Justice Samuel Alito
In his dissent, Alito argues that gay marriage is not protected in the Constitution under the Due Process Clause because "liberty" only applies to those principles which are rooted in U.S. tradition. His argument is that the concept of gay marriage is new and therefore not included.

"For today's majority, it does not matter that the right to same-sex marriage lacks deep roots or even that it is contrary to long-established tradition. The Justices in the majority claim the authority to confer constitutional protection upon that right simply because they believe that it is fundamental," Alito writes.

Alito also reaffirms his position that there is no way to confirm what the outcome of gay marriage may be on the institution of traditional marriage and therefore the court is and should not be in a position to take on the topic.

"At present, no one—including social scientists, philosophers, and historians—can predict with any certainty what the long-term ramifications of widespread acceptance of same-sex marriage will be. And judges are certainly not equipped to make such an assessment," Alito wrote.

Alito's belief is also that traditional marriage has existed between a man and woman for one key reason; children. His argument is "for millennia, marriage was inextricably linked to the one thing that only an opposite-sex couple can do: procreate.
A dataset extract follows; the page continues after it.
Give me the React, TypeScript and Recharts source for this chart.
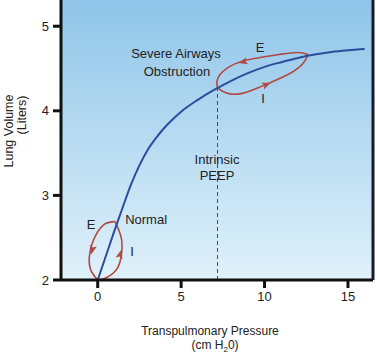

Adherents to different schools of philosophy use different terms to explain why society should formalize marriage and attach special benefits and obligations to persons who marry."

"Their basic argument is that States formalize and promote marriage, unlike other fulfilling human relationships, in order to encourage potentially procreative conduct to take place within a lasting unit that has long been thought to provide the best atmosphere for raising children," he writes.

This story is breaking and will be updated.